As for the title, I chose “Christ Nazi” due to the obvious allusion to The Soup Nazi. As for “How I Learned to Love Jeffrey Epstein,” well, this is meant to be a reference to Dr. Strangelove or: How I Learned to Love the Bomb because that movie also uses the “or” feature. “Or” has always been one of my favorite sentence features. I thought it would be fun to have an “or” in my title so I inserted the “or” that made you think the most. How could anyone learn “to Love Jeffrey Epstein?” Well, there are probably a lot of ways someone could learn to love him, aren’t there? It might also depend on who the person is that is speaking the title… Is that a hint? Hint: it is..
The piece is meant to have been titled by Ghislane Maxwell, the famous gay ex-confidante of former titan of Little St.
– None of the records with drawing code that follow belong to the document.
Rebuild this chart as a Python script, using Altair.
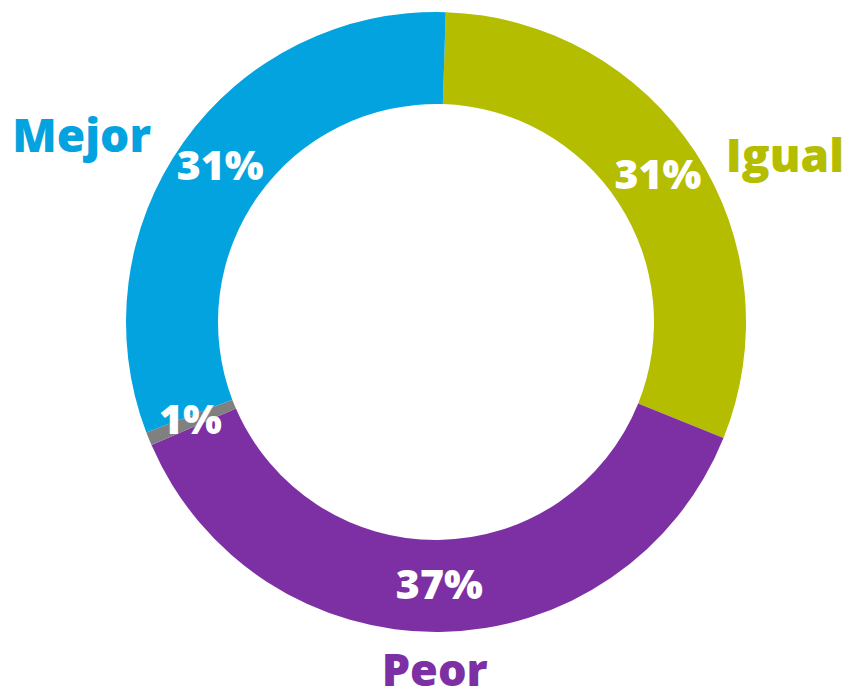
import math
import altair as alt
import pandas as pd

categories = ["Igual", "Peor", "NS/NC", "Mejor"]
values = [30.6, 37.4, 0.7, 31.3]
pct_labels = ["31%", "37%", "1%", "31%"]
cat_labels = ["Igual", "Peor", "", "Mejor"]
colors = ["#B5BD00", "#7D30A4", "#808080", "#03A3DF"]

df = pd.DataFrame({
    "cat": categories,
    "value": values,
    "pct": pct_labels,
    "label": cat_labels,
    "orden": list(range(len(categories))),
})

start = math.radians(1.8)
CX, CY = 428, 314
FONT = "Open Sans"

theta_scale = alt.Scale(domain=[0, sum(values)],
                        range=[start, start + 2 * math.pi])
color_scale = alt.Scale(domain=categories, range=colors)

arcs = alt.Chart(df).mark_arc(innerRadius=218, outerRadius=310, x=CX, y=CY).encode(
    theta=alt.Theta("value:Q", stack=True, scale=theta_scale),
    order=alt.Order("orden:Q"),
    color=alt.Color("cat:N", scale=color_scale, legend=None),
)

stacked = alt.Chart(df).transform_stack(
    stack="value", groupby=[], as_=["v0", "v1"],
    sort=[alt.SortField("orden", order="ascending")],
).transform_calculate(mid="(datum.v0 + datum.v1) / 2")

pct = stacked.mark_text(radius=265, x=CX, y=CY, font=FONT, fontWeight=800,
                        fontSize=41, color="white", align="center",
                        baseline="middle").encode(
    theta=alt.Theta("mid:Q", stack=None, scale=theta_scale),
    text="pct:N",
)

layers = [arcs, pct]
offsets = {"Mejor": (-53, 31, 46), "Igual": (39, 38, 46), "Peor": (-6, -20, 45)}
for c, (dx, dy, fs) in offsets.items():
    layers.append(
        stacked.transform_filter(alt.datum.cat == c).mark_text(
            radius=370, x=CX, y=CY, dx=dx, dy=dy, font=FONT, fontWeight=800,
            fontSize=fs, align="center", baseline="middle"
        ).encode(
            theta=alt.Theta("mid:Q", stack=None, scale=theta_scale),
            text="label:N",
            color=alt.Color("cat:N", scale=color_scale, legend=None),
        )
    )

chart = alt.layer(*layers).properties(
    width=840, height=686, padding=0, autosize="none"
).configure_view(stroke=None)

chart.save("out.html", embed_options={"renderer": "svg", "actions": False})
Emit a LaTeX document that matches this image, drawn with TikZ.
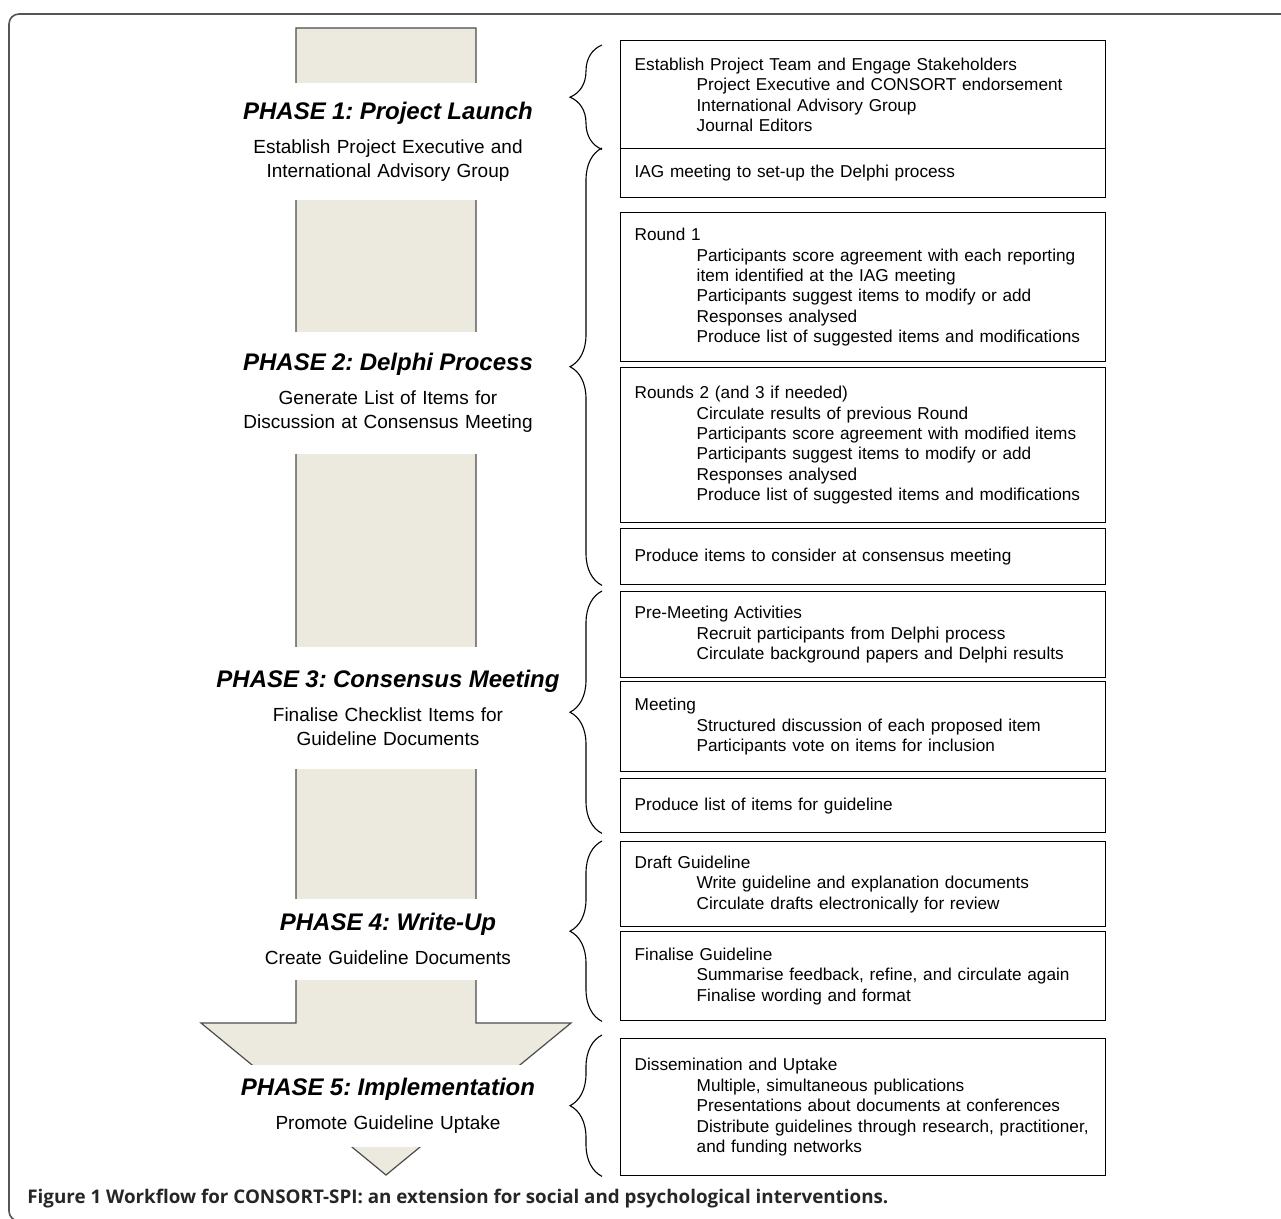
\documentclass[tikz,border=0pt]{standalone}
\usepackage{fontspec}
\setmainfont{Liberation Sans}
\newfontfamily\capfont{Open Sans}
\usetikzlibrary{decorations.pathreplacing}

\definecolor{shaftfill}{RGB}{236,233,223}
\definecolor{framegray}{RGB}{85,85,85}
\newcommand{\ind}{\hspace*{31pt}}
\newcommand{\phasetitle}[1]{{\fontsize{12}{12}\selectfont\bfseries\itshape #1}\\[5pt]}
\frenchspacing

\begin{document}
\begin{tikzpicture}[x=0.5pt, y=-0.5pt,
    phase/.style={fill=white, inner sep=0pt, text width=180pt, align=center, font=\fontsize{9.5}{12}\selectfont},
    item/.style={draw, line width=0.7pt, anchor=north west, inner xsep=7pt, inner ysep=0pt, text width=228.5pt, align=left, font=\fontsize{8.6}{10.2}\selectfont},
    brc/.style={decorate, decoration={brace, amplitude=16pt}, line width=0.55pt},
    shaft/.style={draw=black!70, line width=0.6pt, fill=shaftfill}]

    \useasboundingbox (0,0) rectangle (1281,1219);
    \clip (0,0) rectangle (1281,1219);

    % Frame
    \draw[framegray, line width=0.8pt, rounded corners=5pt] (9,14) rectangle (1320,1221);

    % Arrow
    \draw[shaft] (296,28) -- (476,28) -- (476,1023) -- (571,1023) -- (386,1175) -- (201,1023) -- (296,1023) -- cycle;

    % Phases
    \node[phase, minimum height=58.5pt] (p1) at (388,142) {\phasetitle{PHASE 1: Project Launch}Establish Project Executive and\\International Advisory Group};
    \node[phase, minimum height=61pt] (p2) at (388,393) {\phasetitle{PHASE 2: Delphi Process}Generate List of Items for\\Discussion at Consensus Meeting};
    \node[phase, minimum height=61pt] (p3) at (388,708) {\phasetitle{PHASE 3: Consensus Meeting}Finalise Checklist Items for\\Guideline Documents};
    \node[phase, minimum height=40.5pt] (p4) at (388,939) {\phasetitle{PHASE 4: Write-Up}Create Guideline Documents};
    \node[phase, minimum height=41pt] (p5) at (388,1106) {\phasetitle{PHASE 5: Implementation}Promote Guideline Uptake};

    % Activities
    \node[item, minimum height=54pt] (b1) at (620,40) {Establish Project Team and Engage Stakeholders\\\ind Project Executive and CONSORT endorsement\\\ind International Advisory Group\\\ind Journal Editors};
    \node[item, minimum height=24.5pt] (b2) at (620,148) {IAG meeting to set-up the Delphi process};
    \node[item, minimum height=74.5pt] (b3) at (620,212) {Round 1\\\ind Participants score agreement with each reporting\\\ind item identified at the IAG meeting\\\ind Participants suggest items to modify or add\\\ind Responses analysed\\\ind Produce list of suggested items and modifications};
    \node[item, minimum height=77.5pt] (b4) at (620,367) {Rounds 2 (and 3 if needed)\\\ind Circulate results of previous Round\\\ind Participants score agreement with modified items\\\ind Participants suggest items to modify or add\\\ind Responses analysed\\\ind Produce list of suggested items and modifications};
    \node[item, minimum height=28pt] (b5) at (620,528) {Produce items to consider at consensus meeting};
    \node[item, minimum height=43pt] (b6) at (620,591) {Pre-Meeting Activities\\\ind Recruit participants from Delphi process\\\ind Circulate background papers and Delphi results};
    \node[item, minimum height=45pt] (b7) at (620,681) {Meeting\\\ind Structured discussion of each proposed item\\\ind Participants vote on items for inclusion};
    \node[item, minimum height=27pt] (b8) at (620,778) {Produce list of items for guideline};
    \node[item, minimum height=42.5pt] (b9) at (620,841) {Draft Guideline\\\ind Write guideline and explanation documents\\\ind Circulate drafts electronically for review};
    \node[item, minimum height=44.5pt] (b10) at (620,931) {Finalise Guideline\\\ind Summarise feedback, refine, and circulate again\\\ind Finalise wording and format};
    \node[item, minimum height=68.5pt] (b11) at (620,1038) {Dissemination and Uptake\\\ind Multiple, simultaneous publications\\\ind Presentations about documents at conferences\\\ind Distribute guidelines through research, practitioner,\\\ind and funding networks};

    % Braces
    \draw[brc] ([xshift=-9pt]b1.south west) -- ([xshift=-9pt, yshift=-2.5pt]b1.north west);
    \draw[brc] ([xshift=-9pt]b5.south west) -- ([xshift=-9pt]b2.north west);
    \draw[brc] ([xshift=-9pt]b8.south west) -- ([xshift=-9pt]b6.north west);
    \draw[brc] ([xshift=-9pt]b10.south west) -- ([xshift=-9pt]b9.north west);
    \draw[brc] ([xshift=-9pt]b11.south west) -- ([xshift=-9pt, yshift=1.5pt]b11.north west);

    % Caption
    \node[anchor=west, inner sep=0pt, font=\capfont\fontsize{9.4}{11}\selectfont\bfseries, text=black!85] (cap) at (27,1199) {Figure 1 Workflow for CONSORT-SPI: an extension for social and psychological interventions.};
\end{tikzpicture}
\end{document}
James industry, Jeffrey Epstein. Wait a second, is Ghislane the person in the Planned Parenthood t-shirt, then? That’s up for you to decide, unless you’ve spotted the sentence I embedded in her hair that says,“This person is Ghislane Maxwell.” If you found that, then it turns out, it was up for me, the artist, to decide all along.
I have now gone through each point that needs clarification. I hope this explanation will help the public to better understand my intent with this exciting piece. I never meant to offend anyone. I simply hoped to make you think.
No one seemed to have any questions about the copy of The FountainDEAD by “MAYN Rand” that Jesus was holding, so I will not be providing any follow up on that.